__Exercise prompt__: It is required that the lines from the top of the listing through the line with "hook layer, so" be reproduced exactly, excluding pictures.

__Information provided__:
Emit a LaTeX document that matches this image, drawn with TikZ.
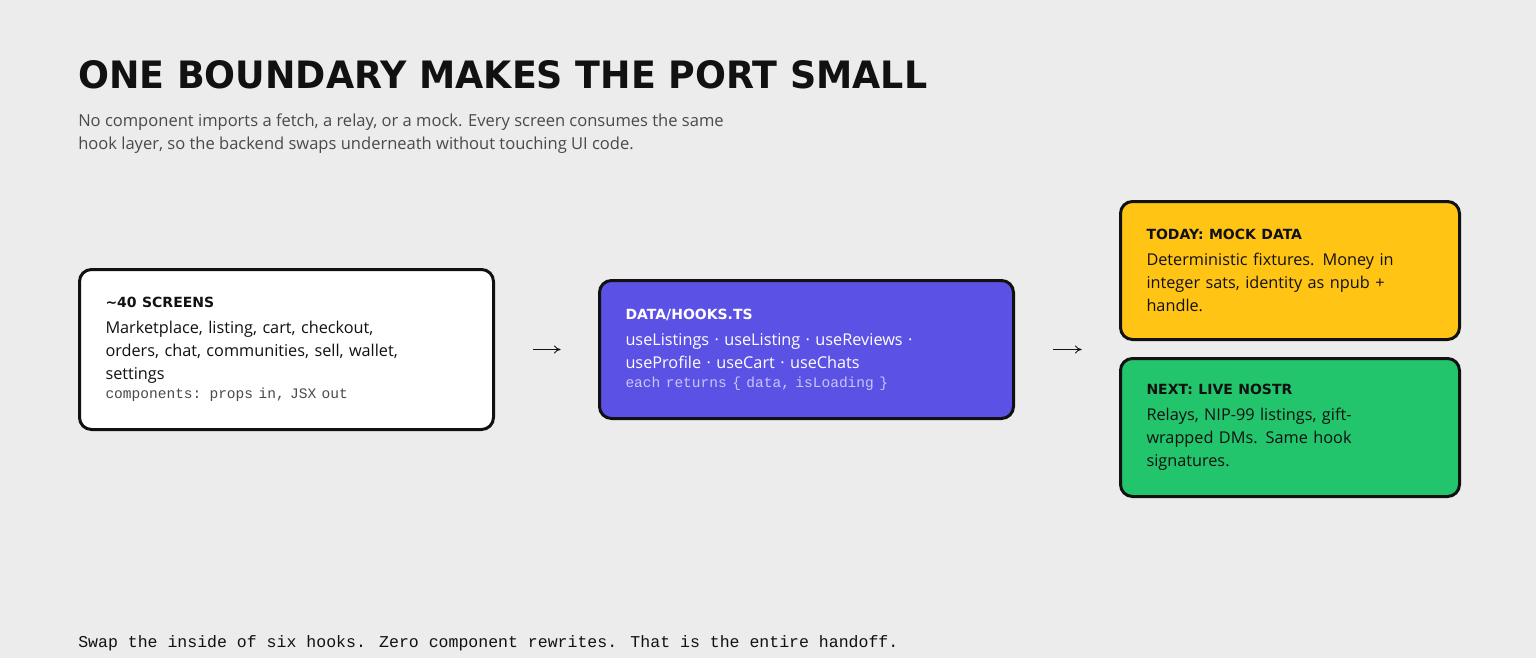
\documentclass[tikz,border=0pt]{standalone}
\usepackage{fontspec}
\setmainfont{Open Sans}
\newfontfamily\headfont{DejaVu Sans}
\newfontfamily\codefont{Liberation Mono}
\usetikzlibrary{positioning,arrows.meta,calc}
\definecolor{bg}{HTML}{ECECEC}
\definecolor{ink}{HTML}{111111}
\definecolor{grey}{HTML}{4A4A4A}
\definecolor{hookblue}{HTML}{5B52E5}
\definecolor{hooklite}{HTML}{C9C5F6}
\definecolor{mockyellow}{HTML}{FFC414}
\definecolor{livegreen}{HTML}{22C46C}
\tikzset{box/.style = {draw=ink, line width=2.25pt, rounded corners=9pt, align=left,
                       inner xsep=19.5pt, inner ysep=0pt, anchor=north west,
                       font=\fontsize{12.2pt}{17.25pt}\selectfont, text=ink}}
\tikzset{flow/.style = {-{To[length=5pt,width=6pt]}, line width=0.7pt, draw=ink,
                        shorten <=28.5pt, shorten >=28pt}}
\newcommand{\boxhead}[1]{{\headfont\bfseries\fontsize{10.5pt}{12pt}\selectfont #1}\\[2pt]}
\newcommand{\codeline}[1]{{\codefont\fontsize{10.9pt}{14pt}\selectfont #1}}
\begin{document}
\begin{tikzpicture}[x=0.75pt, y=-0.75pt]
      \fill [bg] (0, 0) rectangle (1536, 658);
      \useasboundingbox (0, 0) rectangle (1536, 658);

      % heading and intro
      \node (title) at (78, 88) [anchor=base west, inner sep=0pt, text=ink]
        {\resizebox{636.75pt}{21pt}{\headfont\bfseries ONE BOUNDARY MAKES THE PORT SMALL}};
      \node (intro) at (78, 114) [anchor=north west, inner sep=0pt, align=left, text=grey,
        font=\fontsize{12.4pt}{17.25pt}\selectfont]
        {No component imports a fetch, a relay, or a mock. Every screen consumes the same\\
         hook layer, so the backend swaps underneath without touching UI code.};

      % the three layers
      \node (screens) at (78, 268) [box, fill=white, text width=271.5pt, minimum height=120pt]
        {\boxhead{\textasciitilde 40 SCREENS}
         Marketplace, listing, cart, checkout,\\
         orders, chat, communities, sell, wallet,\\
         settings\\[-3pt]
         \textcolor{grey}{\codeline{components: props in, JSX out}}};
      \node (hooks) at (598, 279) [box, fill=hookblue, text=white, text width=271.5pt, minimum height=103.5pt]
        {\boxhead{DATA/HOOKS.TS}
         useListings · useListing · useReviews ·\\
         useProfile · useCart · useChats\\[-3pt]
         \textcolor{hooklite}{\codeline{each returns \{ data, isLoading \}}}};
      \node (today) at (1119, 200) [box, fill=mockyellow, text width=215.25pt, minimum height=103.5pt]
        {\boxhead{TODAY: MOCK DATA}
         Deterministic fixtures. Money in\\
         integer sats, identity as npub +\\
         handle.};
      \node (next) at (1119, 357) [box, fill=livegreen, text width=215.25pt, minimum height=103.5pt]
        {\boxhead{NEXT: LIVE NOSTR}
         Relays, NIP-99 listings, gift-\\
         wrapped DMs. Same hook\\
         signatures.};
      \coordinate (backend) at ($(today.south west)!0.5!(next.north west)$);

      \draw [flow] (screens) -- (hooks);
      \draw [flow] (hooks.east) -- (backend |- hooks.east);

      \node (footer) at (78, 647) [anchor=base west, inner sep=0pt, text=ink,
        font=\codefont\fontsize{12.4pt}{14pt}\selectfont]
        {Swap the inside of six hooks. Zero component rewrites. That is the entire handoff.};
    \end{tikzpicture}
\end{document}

__The reply__:
Emit a LaTeX document that matches this image, drawn with TikZ.
\documentclass[tikz,border=0pt]{standalone}
\usepackage{fontspec}
\setmainfont{Open Sans}
\newfontfamily\headfont{DejaVu Sans}
\newfontfamily\codefont{Liberation Mono}
\usetikzlibrary{positioning,arrows.meta,calc}
\definecolor{bg}{HTML}{ECECEC}
\definecolor{ink}{HTML}{111111}
\definecolor{grey}{HTML}{4A4A4A}
\definecolor{hookblue}{HTML}{5B52E5}
\definecolor{hooklite}{HTML}{C9C5F6}
\definecolor{mockyellow}{HTML}{FFC414}
\definecolor{livegreen}{HTML}{22C46C}
\tikzset{box/.style = {draw=ink, line width=2.25pt, rounded corners=9pt, align=left,
                       inner xsep=19.5pt, inner ysep=0pt, anchor=north west,
                       font=\fontsize{12.2pt}{17.25pt}\selectfont, text=ink}}
\tikzset{flow/.style = {-{To[length=5pt,width=6pt]}, line width=0.7pt, draw=ink,
                        shorten <=28.5pt, shorten >=28pt}}
\newcommand{\boxhead}[1]{{\headfont\bfseries\fontsize{10.5pt}{12pt}\selectfont #1}\\[2pt]}
\newcommand{\codeline}[1]{{\codefont\fontsize{10.9pt}{14pt}\selectfont #1}}
\begin{document}
\begin{tikzpicture}[x=0.75pt, y=-0.75pt]
      \fill [bg] (0, 0) rectangle (1536, 658);
      \useasboundingbox (0, 0) rectangle (1536, 658);

      % heading and intro
      \node (title) at (78, 88) [anchor=base west, inner sep=0pt, text=ink]
        {\resizebox{636.75pt}{21pt}{\headfont\bfseries ONE BOUNDARY MAKES THE PORT SMALL}};
      \node (intro) at (78, 114) [anchor=north west, inner sep=0pt, align=left, text=grey,
        font=\fontsize{12.4pt}{17.25pt}\selectfont]
        {No component imports a fetch, a relay, or a mock. Every screen consumes the same\\
         hook layer, so the backend swaps underneath without touching UI code.};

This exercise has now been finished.